# MATERIAL
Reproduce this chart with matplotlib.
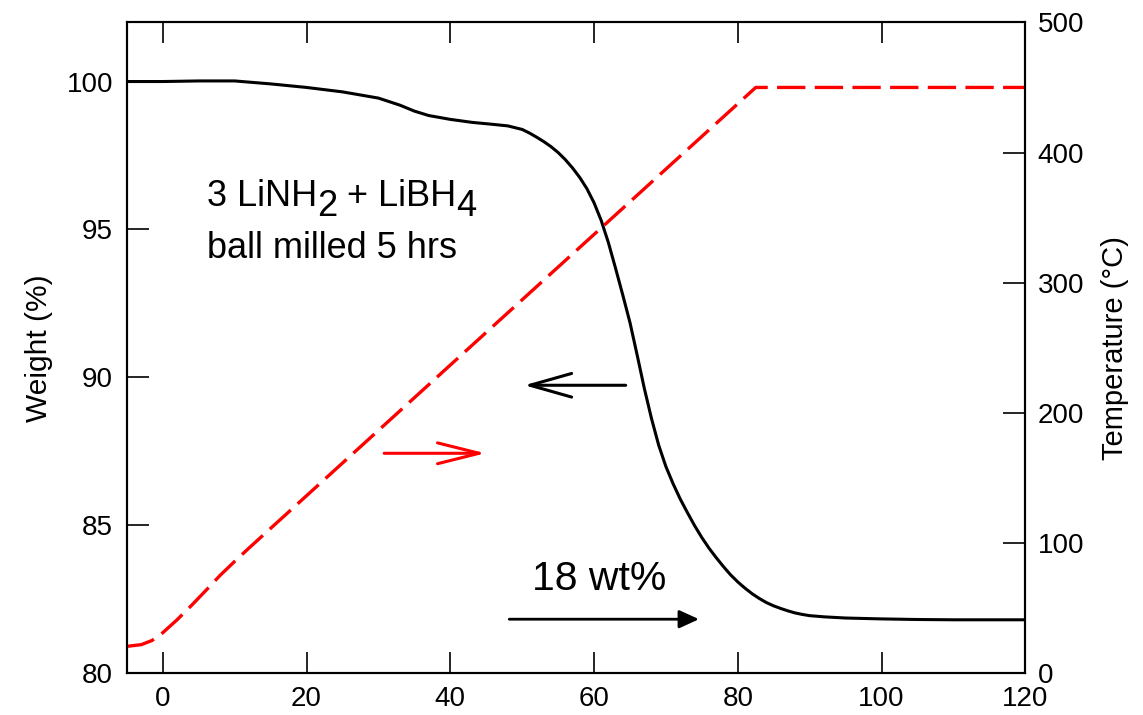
import matplotlib
matplotlib.use("Agg")
import matplotlib.pyplot as plt

plt.rcParams['font.family'] = ['Liberation Sans', 'DejaVu Sans']

# ---- data ----
time_w = [-5, 0, 5, 10, 15, 20, 25, 30, 33, 35, 37, 40, 43, 46, 48,
          50, 51, 52, 53, 54, 55, 56, 57, 58, 59, 60, 61, 62, 63, 64, 65, 66, 67,
          68, 69, 70, 71, 72, 73, 74, 75, 76, 77, 78, 79, 80, 81, 82, 83, 84, 85,
          86, 87, 88, 89, 90, 92, 95, 100, 105, 110, 115, 120]
weight = [100.0, 100.0, 100.02, 100.02, 99.92, 99.8, 99.65, 99.44, 99.2, 99.0, 98.85,
          98.72, 98.62, 98.55, 98.5,
          98.38, 98.26, 98.12, 97.97, 97.8, 97.6, 97.36, 97.08, 96.76, 96.38, 95.9,
          95.3, 94.55, 93.68, 92.78, 91.85, 90.75, 89.62,
          88.6, 87.7, 86.98, 86.4, 85.88, 85.42, 84.98, 84.58, 84.22, 83.9, 83.6,
          83.32, 83.08, 82.87, 82.68, 82.52, 82.38, 82.27,
          82.18, 82.1, 82.03, 81.98, 81.94, 81.9, 81.86, 81.83, 81.81, 81.8, 81.8, 81.8]

time_t = [-5, -3, -1.5, 0, 2, 4, 6, 8, 10, 12, 82.5, 120]
temp = [20.5, 21.8, 25, 31, 41, 52, 63.5, 75.2, 85.8, 96.1, 450, 450]

x_ticks = [0, 20, 40, 60, 80, 100, 120]
w_ticks = [80, 85, 90, 95, 100]
t_ticks = [0, 100, 200, 300, 400, 500]

# ---- figure ----
fig = plt.figure(figsize=(11.43, 7.15), dpi=100)
ax = fig.add_axes([0.111, 0.0587, 0.786, 0.910])
ax2 = ax.twinx()

ax.plot(time_w, weight, color='black', lw=2.2, zorder=3)
ax2.plot(time_t, temp, color='#ff0000', lw=2.4, dashes=(8.5, 2.8), zorder=2)

ax.set_xlim(-5, 120)
ax.set_ylim(80, 102)
ax2.set_ylim(0, 500)
ax.set_xticks(x_ticks)
ax.set_yticks(w_ticks)
ax2.set_yticks(t_ticks)

for a in (ax, ax2):
    for s in a.spines.values():
        s.set_linewidth(1.5)

ax.tick_params(axis='x', direction='in', top=True, length=15, width=1.2,
               labelsize=20, pad=9)
ax.tick_params(axis='y', direction='in', length=16, width=1.2, labelsize=20, pad=10)
ax2.tick_params(axis='y', direction='in', length=16, width=1.2, labelsize=20, pad=9)

ax.set_ylabel('Weight (%)', fontsize=21.5, labelpad=10)
ax2.set_ylabel('Temperature (°C)', fontsize=21, labelpad=12)

# ---- annotations ----
fs = 26
t1 = ax.text(6.1, 95.78, '3 LiNH', fontsize=fs, va='baseline', ha='left')
t2 = ax.annotate('2', xy=(1, 0), xycoords=t1, xytext=(0, -7),
                 textcoords='offset points', fontsize=fs, va='bottom', ha='left')
t3 = ax.annotate(' + LiBH', xy=(1, 0), xycoords=t2, xytext=(0, 7),
                 textcoords='offset points', fontsize=fs, va='bottom', ha='left')
ax.annotate('4', xy=(1, 0), xycoords=t3, xytext=(0, -7),
            textcoords='offset points', fontsize=fs, va='bottom', ha='left')
ax.text(6.1, 94.05, 'ball milled 5 hrs', fontsize=fs, va='baseline', ha='left')

ax.text(51.4, 82.8, '18 wt%', fontsize=29.5, va='baseline', ha='left')

ax.annotate('', xy=(74.6, 81.82), xytext=(48.2, 81.82),
            arrowprops=dict(arrowstyle='-|>, head_length=1.2, head_width=0.55',
                            color='black', lw=2.0, shrinkA=0, shrinkB=0,
                            mutation_scale=10))
ax.annotate('', xy=(50.3, 89.73), xytext=(64.4, 89.73),
            arrowprops=dict(arrowstyle='->, head_length=3.0, head_width=0.85',
                            color='black', lw=2.2, shrinkA=0, shrinkB=0,
                            mutation_scale=10))
ax.annotate('', xy=(44.9, 87.43), xytext=(30.8, 87.43),
            arrowprops=dict(arrowstyle='->, head_length=3.0, head_width=0.75',
                            color='#ff0000', lw=2.2, shrinkA=0, shrinkB=0,
                            mutation_scale=10))

fig.savefig('out.png', dpi=100)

# PROBLEM DESCRIPTION
From the first line above through the line containing "plt.rcParams['font.family'] = ['Liberation", copy everything exactly, without the pictures.

# REPLY
Reproduce this chart with matplotlib.
import matplotlib
matplotlib.use("Agg")
import matplotlib.pyplot as plt

plt.rcParams['font.family'] = ['Liberation Sans', 'DejaVu Sans']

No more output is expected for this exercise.